This new life I have, you know, the one where I usually workout at least once per day, sometimes twice; the one where I am uberconcious of what I put into my body–veggies, berries, whole foods, raw foods, yogurt, protein, organic;–you know, the on where I often become ELATED at the LITTLE, SIMPLEST things that this BEAUTIFUL life has to offer; this life is wholly contingent on the fact that I DO NOT smoke anymore.
Now, I am human and I am addicted so I have actually made the mistake, in the past, of thinking “Oh hey! My life is so awesome now! Let’s just start smoking again!”
NOPE. Mind fuck alert!
I repeat: this new life I have is contingent upon the fact that I DO NOT smoke anymore. I can’t have both, you see. To begin smoking again, even once, would take that away. In an instant. In a second. In the snap of a finger. Before you can say “I only smoke when I dr–” New life, gone.
So I’ve got to remember that, you know? But I am a fucking faulty human. Sometimes, certain parts of my brain just Do Not Work. It’s like they’re taking a nap and just won’t wake up for anyone, not even me. What I need is for them to be in high gear. alert! alert! You do not want to do that, dip shit! *insert polite, sing-song-y voice here*
Instead, I have gotten a “meh,” and indifferent headnod-slash-shake from my willpower. A mixed message or, worse, a direct “Leave me alone, alright! I’m Netflix and chillin’ right now!” Hopefully though, I can get my willpower to work full time, not just part time. Maybe that is what is happening now, today. It sure seems to be, but I don’t want to jinx it.

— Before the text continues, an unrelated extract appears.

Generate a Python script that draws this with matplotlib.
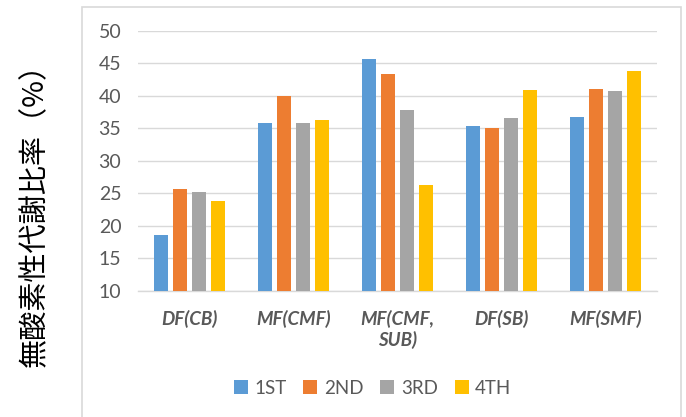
import matplotlib
matplotlib.use("Agg")
import matplotlib.pyplot as plt
import numpy as np
from matplotlib.patches import Rectangle

categories = ["DF(CB)", "MF(CMF)", "MF(CMF,\nSUB)", "DF(SB)", "MF(SMF)"]
series_names = ["1ST", "2ND", "3RD", "4TH"]
s1 = [18.5, 35.8, 45.6, 35.4, 36.8]
s2 = [25.6, 40.0, 43.4, 35.1, 41.0]
s3 = [25.2, 35.8, 37.8, 36.5, 40.7]
s4 = [23.8, 36.2, 26.2, 40.9, 43.8]
yticks = [10, 15, 20, 25, 30, 35, 40, 45, 50]
ylabel = "無酸素性代謝比率（%）"

colors = ["#5B9BD5", "#ED7D31", "#A5A5A5", "#FFC000"]
txt = "#595959"
grid = "#D9D9D9"

plt.rcParams['font.family'] = ['Lato', 'DejaVu Sans']

fig = plt.figure(figsize=(6.86, 4.17), dpi=100)
fig.patch.set_facecolor("white")
ax = fig.add_axes([138/686, 1-290.7/417, (657-138)/686, (290.7-30.7)/417])

x = np.arange(len(categories))
pitch = 19/104
width = 14/104
for i, (vals, name) in enumerate(zip([s1, s2, s3, s4], series_names)):
    ax.bar(x + (i-1.5)*pitch, vals, width=width, color=colors[i], label=name, zorder=3)

ax.set_xlim(-0.5, len(categories)-0.5)
ax.set_ylim(10, 50)
ax.set_yticks(yticks)
ax.set_yticklabels([str(t) for t in yticks], fontsize=14, color=txt)
ax.set_xticks(x)
ax.set_xticklabels(categories, fontsize=13.5, color=txt, fontweight='bold', style='italic', linespacing=1.2)
ax.tick_params(axis='both', length=0)
ax.tick_params(axis='y', pad=12)
ax.tick_params(axis='x', pad=14)
for s in ['top', 'right', 'left']:
    ax.spines[s].set_visible(False)
ax.spines['bottom'].set_color(grid)
ax.spines['bottom'].set_linewidth(1)
ax.grid(axis='y', color=grid, linewidth=1, zorder=0)
ax.set_axisbelow(True)

leg = fig.legend(loc='center', bbox_to_anchor=(372.5/686, 1-388/417), ncol=4, frameon=False,
                 fontsize=13.5, handlelength=0.75, handleheight=0.75, handletextpad=0.35,
                 columnspacing=0.9)
for t in leg.get_texts():
    t.set_color(txt)

fig.text(35/686, 1-207.5/417, ylabel, rotation=90, ha='center', va='center', fontsize=21,
         family=['Noto Sans CJK JP', 'DejaVu Sans'], color='black')

rect = Rectangle((82/686, -0.05), (681-82)/686, 1.05-7/417, transform=fig.transFigure,
                 fill=False, edgecolor=grid, linewidth=1.2, clip_on=False)
fig.add_artist(rect)

fig.savefig("out.png", dpi=100)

But I’m pretty sure a few minutes ago I witnessed someone smoking (oh yeah, it was my roommate and boyfriend) and instead of envying them I pitied them (this is new). This time, I thought “Man, they have so far to go still.” Because really, we all plan to quit someday, right? Right?!
This new life I have, you know, the one where I am proudly healthy and wholesome (I make fresh, homemade berry smoothies every morning and take fish oil daily, things I certainly never did before!) and I wear perky ponytails and workout shorts (and not just for fun, but because I’m actually going to the gym!). This new life, it is contingent on the fact that I don’t smoke anymore. Like not even once. Like that’s the whole point. Like, get over it already–what do I want? The Good Life? Or the my-life-would-be-good-if-I-could-just-quit-smoking-life.
I once read this: “You will experience dissatisfaction either way. Either you are dissatisfied because you “can’t smoke” anymore or you are dissatisfied because you are smoking and you can’t quit.” The choice is obvious: choose the one that wont kill you, and be happily, healthfully, dissatisfied. If you even want to call it that.
THIS is the good life. Here I am, on the right side of my life!